>> START

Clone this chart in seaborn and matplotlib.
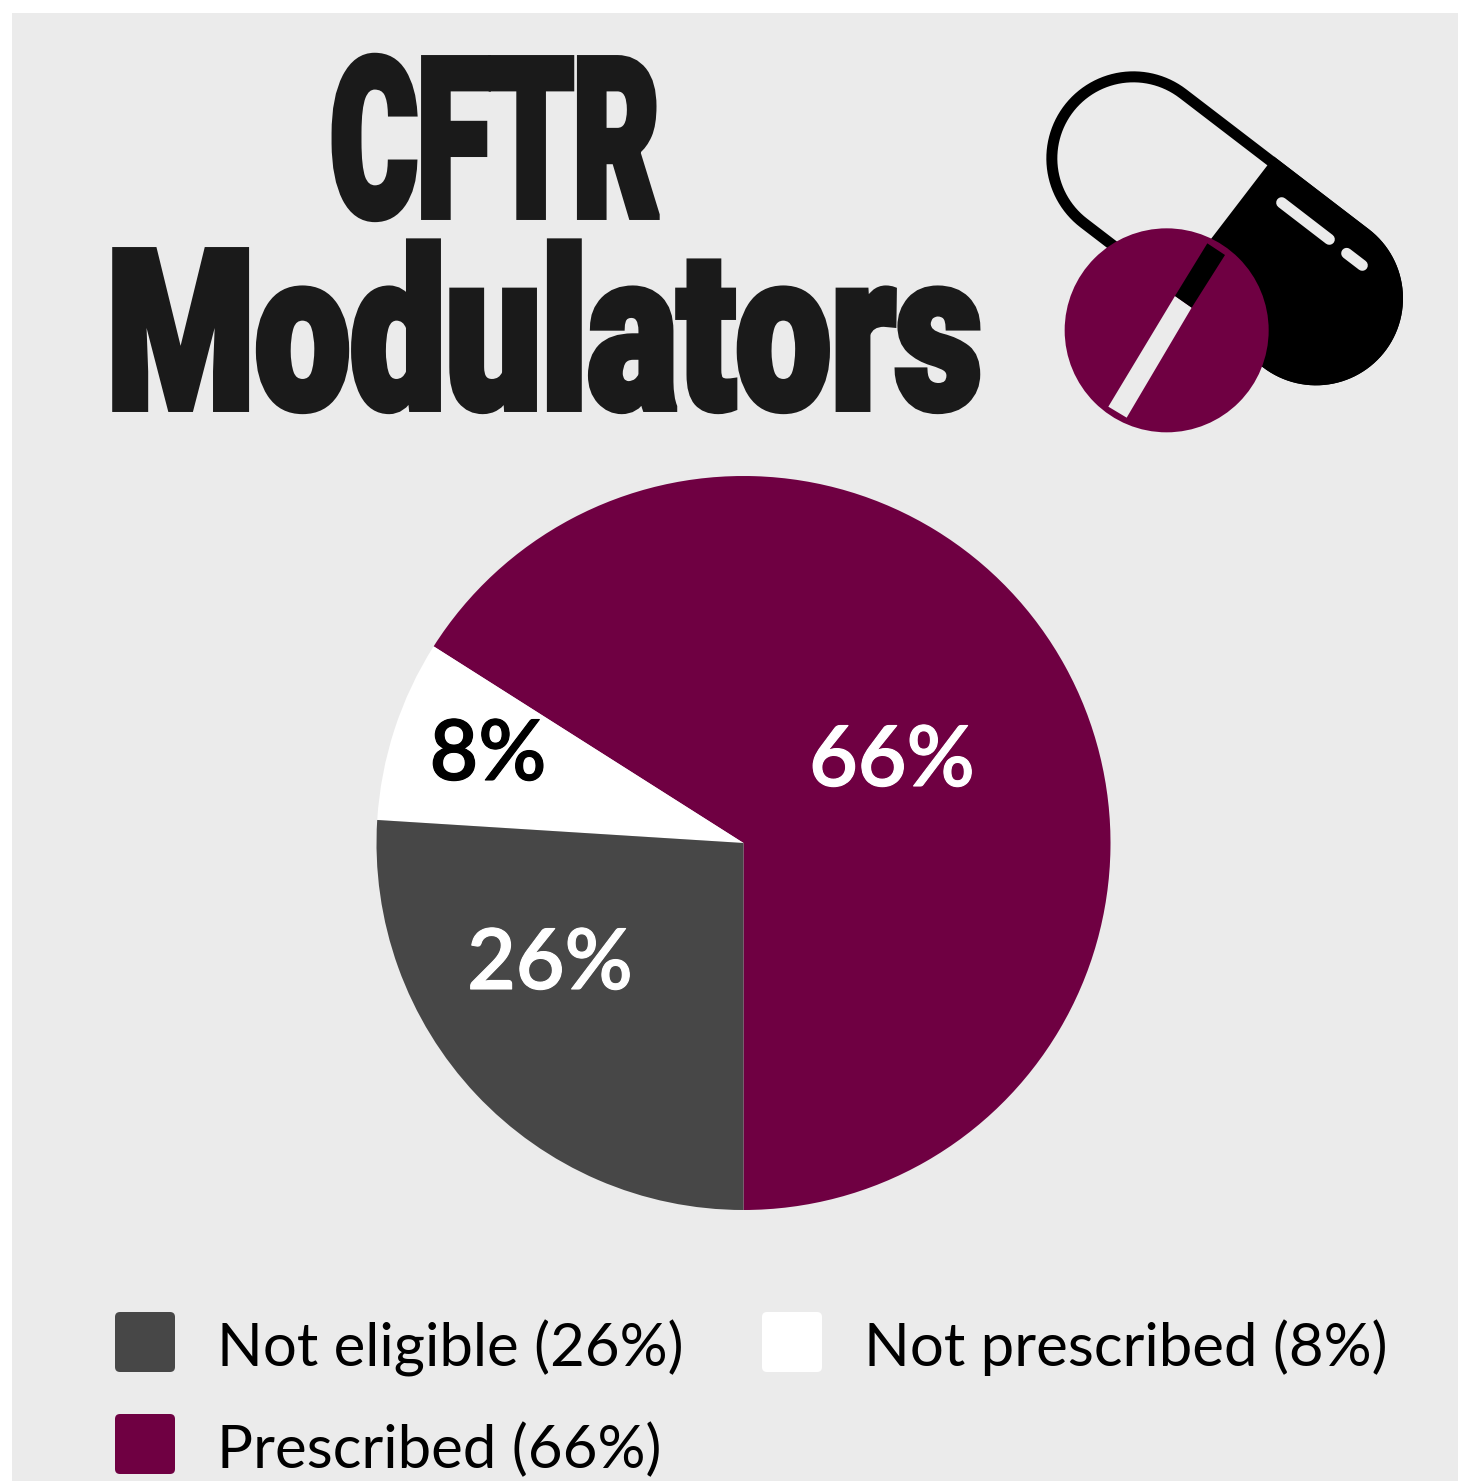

>> END
>> START

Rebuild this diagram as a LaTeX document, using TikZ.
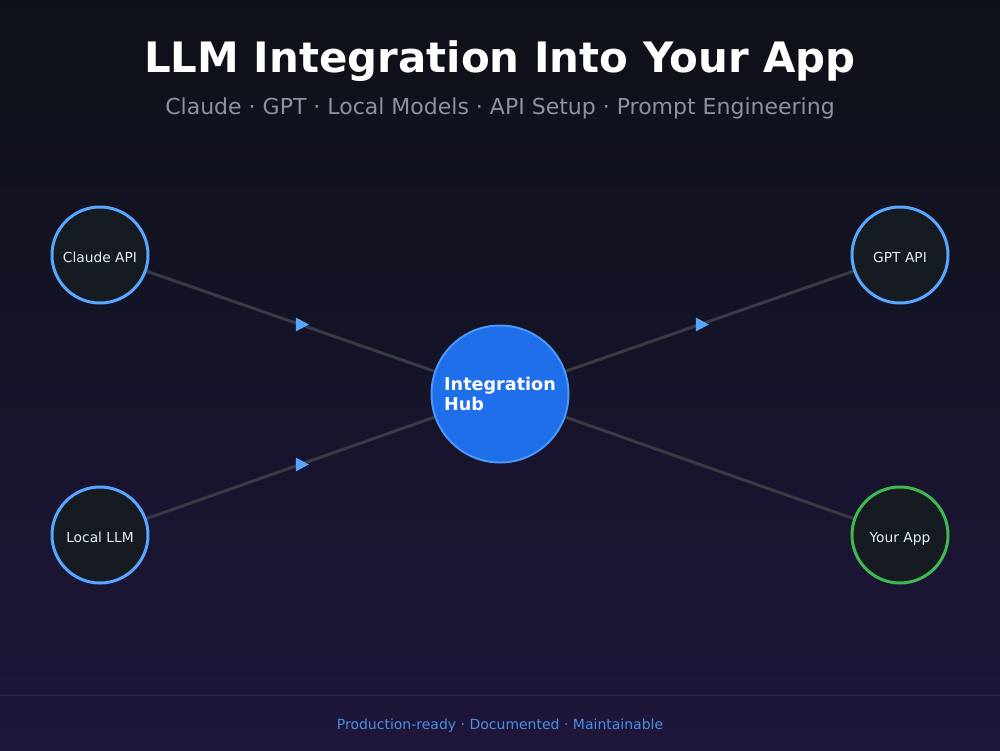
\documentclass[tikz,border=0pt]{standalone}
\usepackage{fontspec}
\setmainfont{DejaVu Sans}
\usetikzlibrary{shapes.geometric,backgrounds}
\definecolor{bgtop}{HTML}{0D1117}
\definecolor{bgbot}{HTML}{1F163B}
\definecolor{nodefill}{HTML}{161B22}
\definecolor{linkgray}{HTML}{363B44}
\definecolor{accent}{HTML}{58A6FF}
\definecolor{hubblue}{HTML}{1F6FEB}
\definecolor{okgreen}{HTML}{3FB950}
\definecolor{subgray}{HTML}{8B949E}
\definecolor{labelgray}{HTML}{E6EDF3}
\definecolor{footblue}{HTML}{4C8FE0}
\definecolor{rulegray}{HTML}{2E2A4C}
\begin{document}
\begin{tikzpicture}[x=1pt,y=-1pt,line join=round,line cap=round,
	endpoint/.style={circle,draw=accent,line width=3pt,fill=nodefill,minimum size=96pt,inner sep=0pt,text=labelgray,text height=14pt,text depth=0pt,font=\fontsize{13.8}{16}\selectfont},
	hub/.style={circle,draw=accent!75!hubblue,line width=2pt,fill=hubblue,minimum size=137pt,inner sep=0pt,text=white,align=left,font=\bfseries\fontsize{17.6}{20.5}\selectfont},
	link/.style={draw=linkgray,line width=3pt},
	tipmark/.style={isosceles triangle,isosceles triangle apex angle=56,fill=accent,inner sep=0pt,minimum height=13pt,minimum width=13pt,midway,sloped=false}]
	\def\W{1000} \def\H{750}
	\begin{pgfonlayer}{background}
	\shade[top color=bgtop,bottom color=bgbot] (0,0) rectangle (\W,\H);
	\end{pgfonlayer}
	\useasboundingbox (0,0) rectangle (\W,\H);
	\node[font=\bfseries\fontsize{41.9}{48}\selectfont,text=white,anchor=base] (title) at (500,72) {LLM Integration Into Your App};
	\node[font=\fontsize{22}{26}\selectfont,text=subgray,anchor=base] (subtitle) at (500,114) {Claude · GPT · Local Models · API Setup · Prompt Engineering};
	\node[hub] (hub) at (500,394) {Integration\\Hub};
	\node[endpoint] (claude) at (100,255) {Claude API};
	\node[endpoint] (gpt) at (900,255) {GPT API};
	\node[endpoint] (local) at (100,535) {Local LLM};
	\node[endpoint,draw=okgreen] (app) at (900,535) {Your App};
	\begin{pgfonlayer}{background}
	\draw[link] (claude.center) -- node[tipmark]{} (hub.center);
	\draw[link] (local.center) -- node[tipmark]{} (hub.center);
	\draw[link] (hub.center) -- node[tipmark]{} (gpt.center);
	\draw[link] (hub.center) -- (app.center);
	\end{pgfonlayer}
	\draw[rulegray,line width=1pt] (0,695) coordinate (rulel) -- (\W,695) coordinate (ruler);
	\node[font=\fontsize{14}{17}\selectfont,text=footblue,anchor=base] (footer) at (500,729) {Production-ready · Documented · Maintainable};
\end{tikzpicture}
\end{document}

>> END
>> START

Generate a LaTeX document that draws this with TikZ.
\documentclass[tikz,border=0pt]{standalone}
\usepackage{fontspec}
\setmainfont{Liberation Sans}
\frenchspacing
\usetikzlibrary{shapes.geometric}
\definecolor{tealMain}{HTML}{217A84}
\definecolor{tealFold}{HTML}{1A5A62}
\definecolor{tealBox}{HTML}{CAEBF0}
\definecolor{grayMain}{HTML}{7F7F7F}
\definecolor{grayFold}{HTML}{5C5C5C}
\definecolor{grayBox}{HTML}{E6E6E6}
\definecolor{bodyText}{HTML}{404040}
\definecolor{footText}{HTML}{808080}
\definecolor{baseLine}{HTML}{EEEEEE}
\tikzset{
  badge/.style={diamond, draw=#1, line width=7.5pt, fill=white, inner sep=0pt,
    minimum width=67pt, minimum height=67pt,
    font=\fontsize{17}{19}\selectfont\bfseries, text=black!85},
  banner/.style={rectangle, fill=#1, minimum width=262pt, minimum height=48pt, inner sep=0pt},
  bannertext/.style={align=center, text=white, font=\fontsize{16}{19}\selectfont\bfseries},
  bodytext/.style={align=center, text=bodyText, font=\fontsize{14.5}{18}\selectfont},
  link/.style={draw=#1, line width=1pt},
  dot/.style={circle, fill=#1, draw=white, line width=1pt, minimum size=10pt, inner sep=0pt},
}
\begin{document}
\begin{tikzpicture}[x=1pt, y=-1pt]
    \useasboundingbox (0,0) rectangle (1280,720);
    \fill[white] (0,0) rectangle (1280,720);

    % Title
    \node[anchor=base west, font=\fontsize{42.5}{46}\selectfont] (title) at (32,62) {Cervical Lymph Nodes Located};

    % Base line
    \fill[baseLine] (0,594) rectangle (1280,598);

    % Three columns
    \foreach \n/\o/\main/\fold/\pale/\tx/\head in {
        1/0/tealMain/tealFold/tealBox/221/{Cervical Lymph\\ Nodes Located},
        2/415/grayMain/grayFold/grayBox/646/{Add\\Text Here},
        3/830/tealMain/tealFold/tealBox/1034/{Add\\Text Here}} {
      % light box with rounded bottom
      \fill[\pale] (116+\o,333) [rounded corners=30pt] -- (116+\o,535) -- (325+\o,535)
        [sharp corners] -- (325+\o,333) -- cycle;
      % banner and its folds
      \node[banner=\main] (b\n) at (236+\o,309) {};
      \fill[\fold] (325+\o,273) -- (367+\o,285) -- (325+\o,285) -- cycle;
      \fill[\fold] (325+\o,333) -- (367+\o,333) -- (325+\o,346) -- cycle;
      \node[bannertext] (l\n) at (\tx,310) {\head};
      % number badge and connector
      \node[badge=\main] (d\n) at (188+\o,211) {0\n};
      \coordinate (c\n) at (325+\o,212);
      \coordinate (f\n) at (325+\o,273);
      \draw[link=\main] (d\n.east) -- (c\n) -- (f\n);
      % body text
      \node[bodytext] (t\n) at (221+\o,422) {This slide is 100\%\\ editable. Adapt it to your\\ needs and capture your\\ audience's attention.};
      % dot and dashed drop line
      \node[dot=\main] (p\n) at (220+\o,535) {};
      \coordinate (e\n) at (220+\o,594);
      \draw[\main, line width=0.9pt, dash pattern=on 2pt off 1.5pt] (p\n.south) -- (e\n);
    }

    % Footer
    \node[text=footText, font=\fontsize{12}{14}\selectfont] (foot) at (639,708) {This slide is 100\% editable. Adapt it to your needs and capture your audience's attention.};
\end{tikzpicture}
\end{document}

>> END

From the records above, transcribe without alteration every line from the one with "Generate a LaTeX" to the one with "(0,594) rectangle (1280,598);", inclusive.

Generate a LaTeX document that draws this with TikZ.
\documentclass[tikz,border=0pt]{standalone}
\usepackage{fontspec}
\setmainfont{Liberation Sans}
\frenchspacing
\usetikzlibrary{shapes.geometric}
\definecolor{tealMain}{HTML}{217A84}
\definecolor{tealFold}{HTML}{1A5A62}
\definecolor{tealBox}{HTML}{CAEBF0}
\definecolor{grayMain}{HTML}{7F7F7F}
\definecolor{grayFold}{HTML}{5C5C5C}
\definecolor{grayBox}{HTML}{E6E6E6}
\definecolor{bodyText}{HTML}{404040}
\definecolor{footText}{HTML}{808080}
\definecolor{baseLine}{HTML}{EEEEEE}
\tikzset{
  badge/.style={diamond, draw=#1, line width=7.5pt, fill=white, inner sep=0pt,
    minimum width=67pt, minimum height=67pt,
    font=\fontsize{17}{19}\selectfont\bfseries, text=black!85},
  banner/.style={rectangle, fill=#1, minimum width=262pt, minimum height=48pt, inner sep=0pt},
  bannertext/.style={align=center, text=white, font=\fontsize{16}{19}\selectfont\bfseries},
  bodytext/.style={align=center, text=bodyText, font=\fontsize{14.5}{18}\selectfont},
  link/.style={draw=#1, line width=1pt},
  dot/.style={circle, fill=#1, draw=white, line width=1pt, minimum size=10pt, inner sep=0pt},
}
\begin{document}
\begin{tikzpicture}[x=1pt, y=-1pt]
    \useasboundingbox (0,0) rectangle (1280,720);
    \fill[white] (0,0) rectangle (1280,720);

    % Title
    \node[anchor=base west, font=\fontsize{42.5}{46}\selectfont] (title) at (32,62) {Cervical Lymph Nodes Located};

    % Base line
    \fill[baseLine] (0,594) rectangle (1280,598);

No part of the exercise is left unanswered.